Renata Geisa has been a dentist for over thirty years, specialising in orthodontics and implantodontics. She first qualified in Brazil, before moving to Italy for her then-husband’s job. She gained Italian citizenship and a dentist’s licence, before the family moved again, to London. But a quirk of the system post-Brexit means that Dr Geisa’s Italian qualification is no longer recognised in the UK.
Her dream, she says, is to have her own mobile dental practice, working with the NHS to help “those for whom real treatment is not available”. But, for now, this remains only a dream — if she can’t obtain a licence, Dr Geisa is seriously considering a move to Ireland, despite the fact that it would separate her from her son, who is still studying for a PhD in Engineering at Cambridge University.
End of preferential treatment for EU dentists
Dr Geisa’s story is not unique. In practice, these rules apply to many dentists who qualified outside the UK. While the UK remained in the EU, freedom of movement rules meant that EU dentists’ qualifications were automatically recognised, even if the original qualification was obtained outside the EU and ratified by an EU member state. This was in contrast to people from “third countries”. Post-Brexit, this preferential treatment no longer applies, leaving dentists whose qualifications do not fit the new requirements in limbo.
Dr Geisa’s certificate was gained through the Ministry of Health. However, the General Dental Council’s (GDC) appendix to the European Directive requires that EU citizens have a qualification from an EU university. This appendix was not agreed or signed with the European Directive Law for General Assessments for overseas qualification.
What are the GDC rules?
The GDC website states: ‘The UK Government has enacted legislation which enables the GDC to continue recognising EEA-qualified dentists under a near-automatic system for up to two years from 1 January 2021.’
Applicants whose qualifications are listed on the V.3. Annex V of Directive 2005/36/EC will, until 31 December 2022 at least, be registered through a ‘near-automatic’ process. However, for most EU countries, there is a requirement that these qualifications were issued by a university.
The GDC has been contacted for comment on Dr Geisa’s case but has so far not replied.
EU dentists in UK face uncertain future
According to the British Dental Association (BDA), around ‘16-17 percent of the UK dentist workforce is registered on the basis of an EU/EEA degree’.
‘The process for recognising the qualifications of EU citizens coming to work in the UK after 2022 is ‘unclear at the moment’. The Trade and Cooperation Agreement signed by the UK and EU includes provisions for further discussion and agreement on recognition procedures, but it remains to be seen whether either side will take up this opportunity. According to the BDA, the UK Government ‘envisages mutual recognition agreements between countries, but nothing is decided yet’.
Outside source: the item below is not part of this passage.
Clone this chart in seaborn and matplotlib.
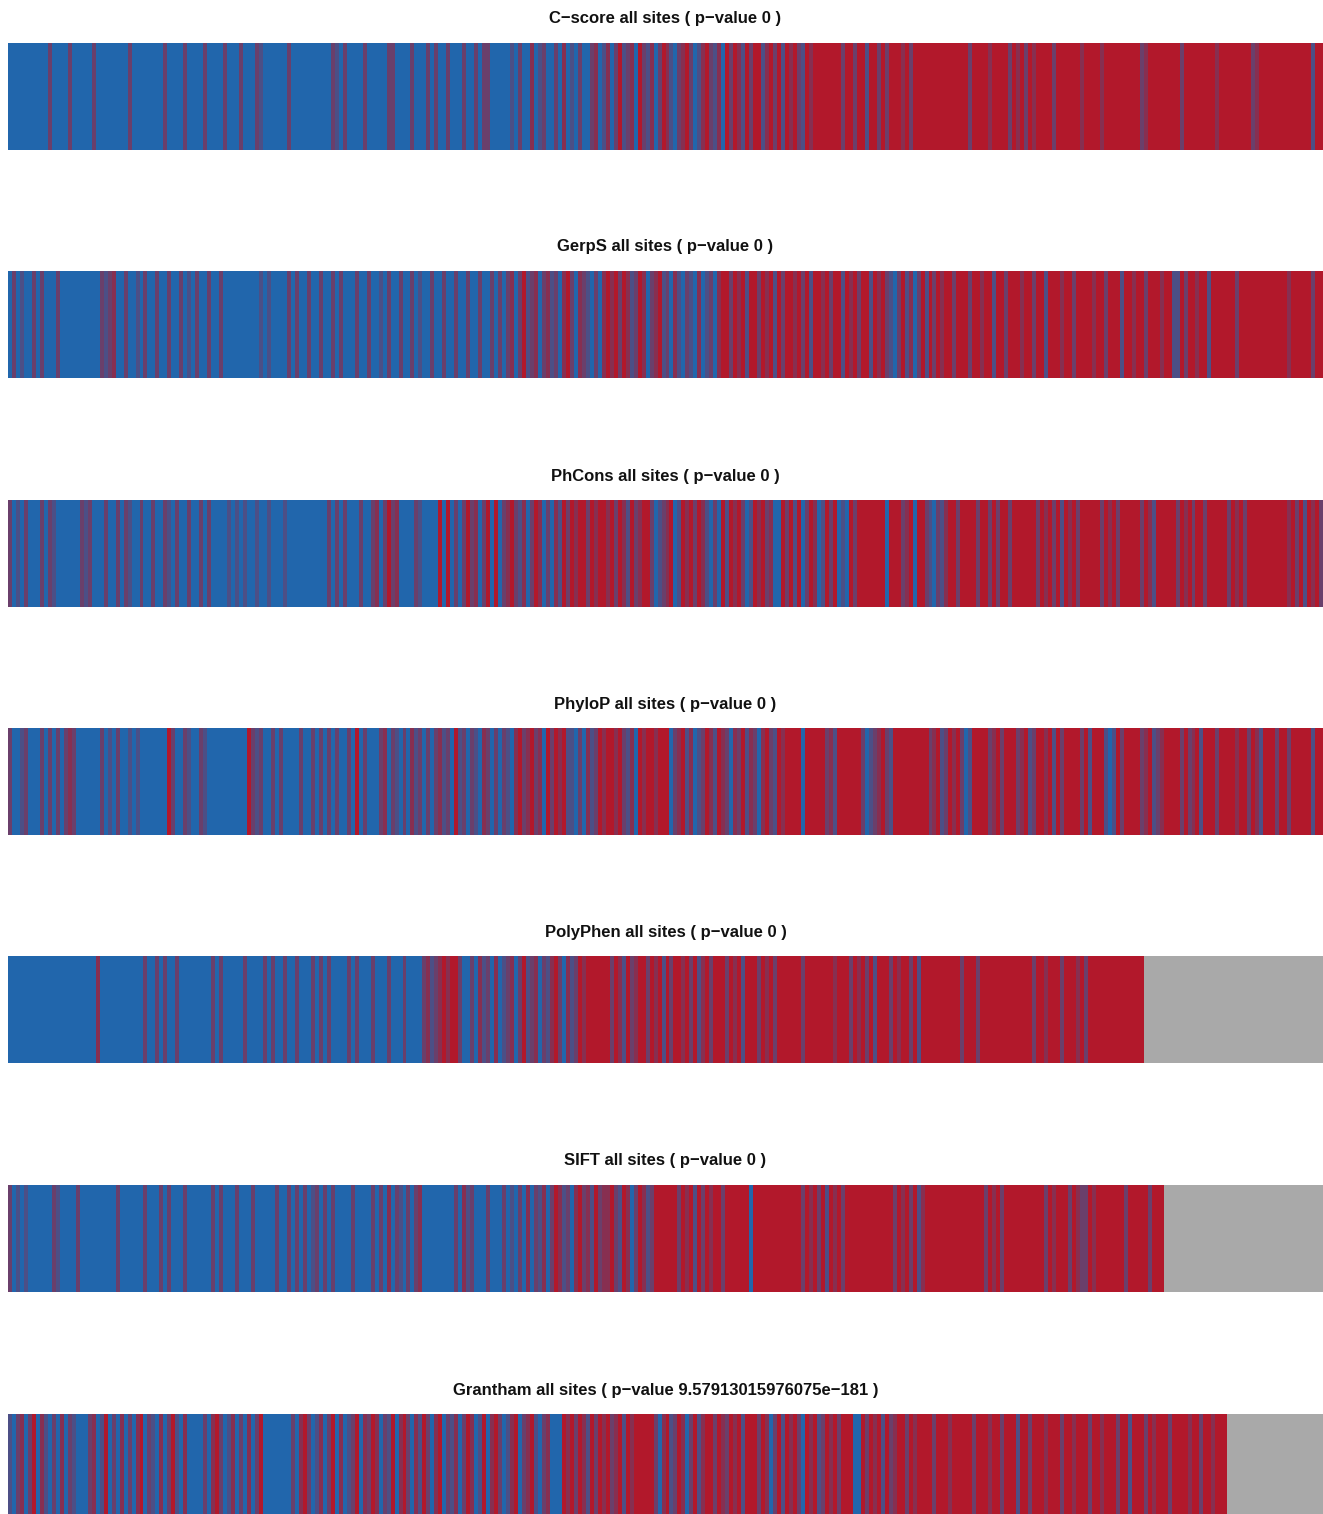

The BDA also acknowledges that ‘The changes, and a lower exchange rate for Pound Sterling, may also make the UK a less attractive place to work for dentists in the future and have an impact on the dentist workforce in the UK.’
No automatic recognition for UK dentists in Europe
Brexit also means that UK dentists face greater barriers to practising in Europe. Recognition of UK dentists’ qualifications in EU countries now depends on arrangements in a given country.
The BDA comments: ‘We await clarity on how European universities will approach applications from UK students, but we assume they will be subject to the same requirements as other third-country nationals. Also, as per above, they are likely to be subject to new recognition procedures after 2022. We would therefore advise anyone considering studying dentistry in an EU country to ensure they ask for detailed advice from universities, national regulators and professional associations.’
Independent patient watchdog Healthwatch has already warned of a national dentistry crisis, as the profession is hit by a pandemic-induced backlog, a struggle to recruit, and a wave of departures of EU citizens. Neil Carmichael, the chair of the Association of Dental Groups, has called for an extension of mutual recognition— for a struggling dental sector, and those, like Dr Geisa, who are ready and willing to work, it seems this step can’t come soon enough.